Android is probably not the first name that comes to mind when you think of serious players in the game console market space, but according to the Wall Street Journal, Google is out to change that. A recent WSJ report highlighted the Mountain View, California-based search engine giant’s plans to get an Android-based gaming system into consumers’ hands quickly, perhaps as early this fall.
Image by Wikimedia Commons user brionv
Fierce Product Development Competition with Apple
While Google owns Android, it won’t be the first company to offer a console running the OS— that honor belongs to the Kickstarted-funded venture Ouya. In Google’s eye, the real prize is not being the first to market so much as getting its product in consumers’ hands before Apple can launch its own AppleTV-powered gaming device.
Google is also hard at work on an Android-powered wristwatch, which it hopes can steal some thunder from Apple’s long-rumored iWatch product and cash-in on consumer interest in wearable computers. If the buzz surrounding the highly-anticipated Google Glass is any indication of public interest in wearable devices, Google’s emphasis on an Android watch seems well-founded.
A History of Mixed Results
That’s good news for the company. Previous attempts to crack the device market— such as it Nexus Q streaming media device, which according to ZDNet never received a public after complaints about its proposed price point caused decision makers to pull the plug on the project–have not consistently yielded strong results. Still, the WSJ report hints at a possible Nexus Q relaunch in the near future. That relaunch could spur interest in the GoogleTV smart TV platform, which would be good news for consumers and retailers like GetDirectTV.org who are likely to appreciate GoogleTV’s commitment to working cooperatively with existing cable and satellite providers.
Google’s current interest in consumer products is a departure from its other projects in the recent past. Many of those ventures focused on providing strong and reliable Internet infrastructure. For example, the company announced the launch of Google Fiber in 2011. Fiber was an attempt to provide low-cost, incredibly high-speed data transmission capability to homeowners in the hopes of displacing their current cable and Internet providers. Similarly, Google also announced its support for Project Loon, an attempt to use specially equipped balloons floating at extremely high altitudes to provide Internet connectivity to developing countries or locations struggling to recover from natural disasters.
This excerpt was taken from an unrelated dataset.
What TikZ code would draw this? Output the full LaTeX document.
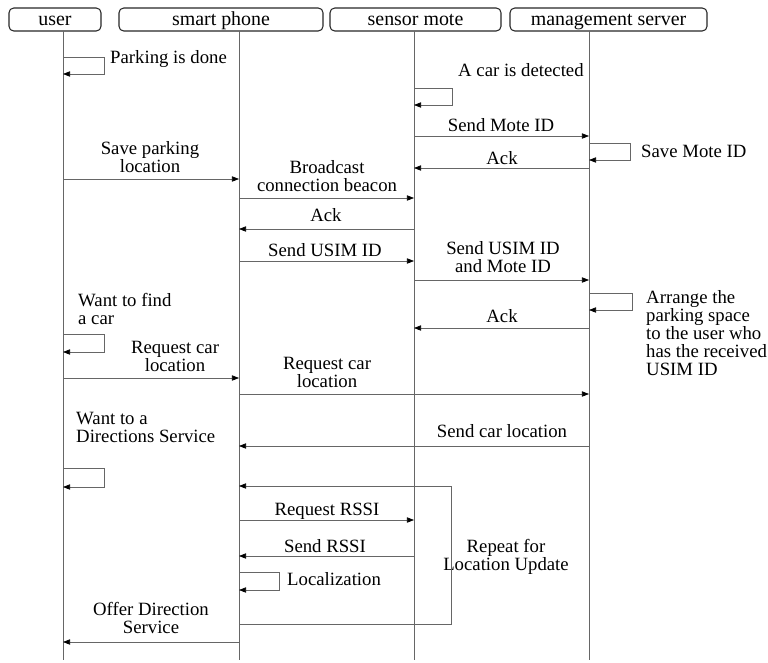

Envisioning Access for Everyone
While there is certainly money to make in producing hot new mobile devices, developing gaming consoles and cornering the cable television market, Google’s real genius lies in its larger strategy of enabling quick and ubiquitous online access. At its heart, Google is an advertising company. No matter how lucrative its B2C products become, the company’s greatest income stream will always come from it’s B2B clients— the countless businesses that rely on the search engine to get their websites found and their marketing messages seen. Google is in the perfect position to attract an ever-expanding audience and monetize its vast store of information concerning online consumer behavior. That kind of reach and that kind if information are the sorts of commodities for which advertisers are willing to pay.